И все же, в качестве важнейшего аспекта создания образа Александра Невского, нужно отметить религиозные аллюзии. При разработке сценария Павленко и Эйзенштейн во многом отталкивались от древнерусских летописей, в которых победа Александра Невского интерпретировалась как торжество русской православной церкви. Позже он даже был причислен к лику святых за свои подвиги. Учитывая атеистический характер советской идеологии, Эйзенштейну приходилось избегать лишних ассоциаций между Александром Невским и церковью, режиссер подчеркнуто старался изобразить его светским лидером.

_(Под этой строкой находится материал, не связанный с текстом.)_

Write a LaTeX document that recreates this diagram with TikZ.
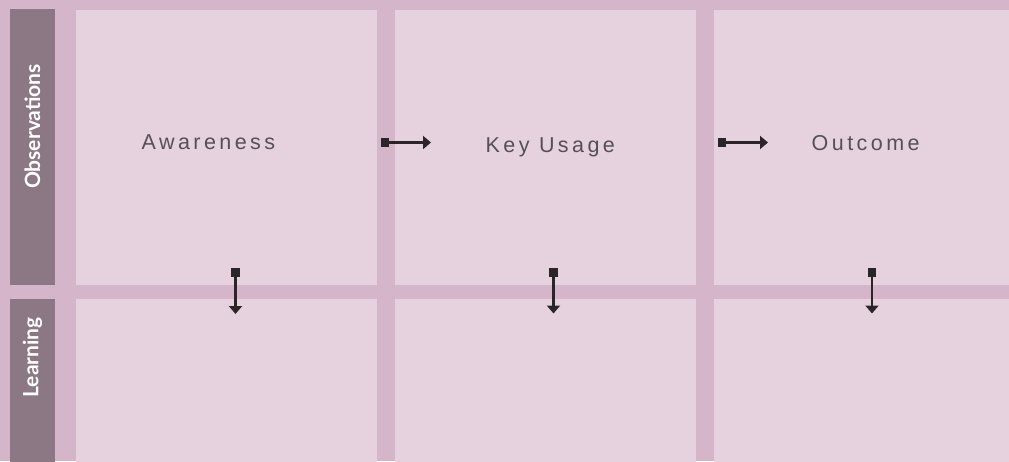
\documentclass[tikz,border=0pt]{standalone}
\usepackage{fontspec}
\usetikzlibrary{arrows.meta}
\newfontfamily\latofont{Lato}
\newfontfamily\spacedfont[LetterSpace=16]{Liberation Sans}
\definecolor{bgcol}{HTML}{D5B5CA}
\definecolor{panelcol}{HTML}{E6D2DE}
\definecolor{barcol}{HTML}{8C7885}
\definecolor{txtcol}{HTML}{555055}
\definecolor{arrcol}{HTML}{2A2628}
\begin{document}
\begin{tikzpicture}[x=1pt,y=-1pt,
  panel/.style={fill=panelcol,draw=none},
  sidebar/.style={fill=barcol,draw=none},
  sidelabel/.style={text=white,font=\latofont\bfseries\fontsize{21}{24}\selectfont,rotate=90,inner sep=0pt},
  stagelabel/.style={text=txtcol,font=\spacedfont\fontsize{21.5}{24}\selectfont,inner sep=0pt,anchor=base west},
  sq/.style={fill=arrcol,draw=none,minimum size=8.5pt,inner sep=0pt},
  conn/.style={draw=arrcol,line width=2.6pt,-{Triangle[width=13pt,length=8pt]}}
]
\useasboundingbox (0,0) rectangle (1009,461);
\fill[bgcol] (0,0) rectangle (1009,461);
% side bars
\fill[sidebar] (10,9) rectangle (55,285);
\fill[sidebar] (10,299) rectangle (55,470);
\node[sidelabel] (obs) at (32.5,126.5) {Observations};
\node[sidelabel] (learn) at (32.5,357.5) {Learning};
% panels
\fill[panel] (76,10) rectangle (377,285);
\fill[panel] (395,10) rectangle (696,285);
\fill[panel] (714,10) rectangle (1015,285);
\fill[panel] (76,299) rectangle (377,470);
\fill[panel] (395,299) rectangle (696,470);
\fill[panel] (714,299) rectangle (1015,470);
% stage labels
\node[stagelabel] (aw) at (141.5,149.5) {Awareness};
\node[stagelabel] (ku) at (485.5,152.3) {Key Usage};
\node[stagelabel] (oc) at (811.5,150) {Outcome};
% horizontal connectors
\node[sq] (s1) at (385,142.5) {};
\coordinate (t1) at (431,142.5);
\draw[conn] (s1.center) -- (t1);
\node[sq] (s2) at (722,142.5) {};
\coordinate (t2) at (768,142.5);
\draw[conn] (s2.center) -- (t2);
% vertical connectors
\node[sq] (v1) at (235.5,272.5) {};
\coordinate (u1) at (235.5,314);
\draw[conn] (v1.center) -- (u1);
\node[sq] (v2) at (553.5,272.5) {};
\coordinate (u2) at (553.5,313.5);
\draw[conn] (v2.center) -- (u2);
\node[sq] (v3) at (872,272.5) {};
\coordinate (u3) at (872,313.5);
\draw[conn] (v3.center) -- (u3);
\end{tikzpicture}
\end{document}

И все же христианская символика пронизывает весь фильм. Так, в первый раз на экране Александр Невский предстает в образе простого рыбака, к которому народ взывает в час опасности. В сценах, когда он въезжает в Великий Новгород в начале фильма и в Псков в конце, окруженный приветствующей его толпой, безошибочно угадывается аллюзия на вход Христа в Иерусалим, а в изгнании купцов из Новгорода – на изгнание Христом торгующих из храма. Явно читаются и другие библейские цитаты. При падении Пскова большая часть мирного населения погибает от рук тевтонских рыцарей – параллель со сценой избиения младенцев; Невский призывает армию на защиту родины, и она вырастает буквально из-под земли – словно воскресшие на Страшном суде. Здесь мы опять встречаем отсылки к прошлым фильмам Эйзенштейна, в том числе короткую переработку сцены на одесской лестнице с тевтонскими рыцарями вместо царских солдат и повторение знаменитого эпизода с убийством ребенка в «Стачке». Нужно добавить, что религиозные аллюзии в «Александре Невском» отвечали тенденциям соцреализма и подчеркивали параллель между главным героем и Сталиным. Многие историки советской культуры в последние годы часто говорят о мифологизации образа советского лидера, взращенной на дореволюционной религиозной идеологии; благодаря ей и Ленин, и Сталин приобрели статус «нецерковных святых»[218].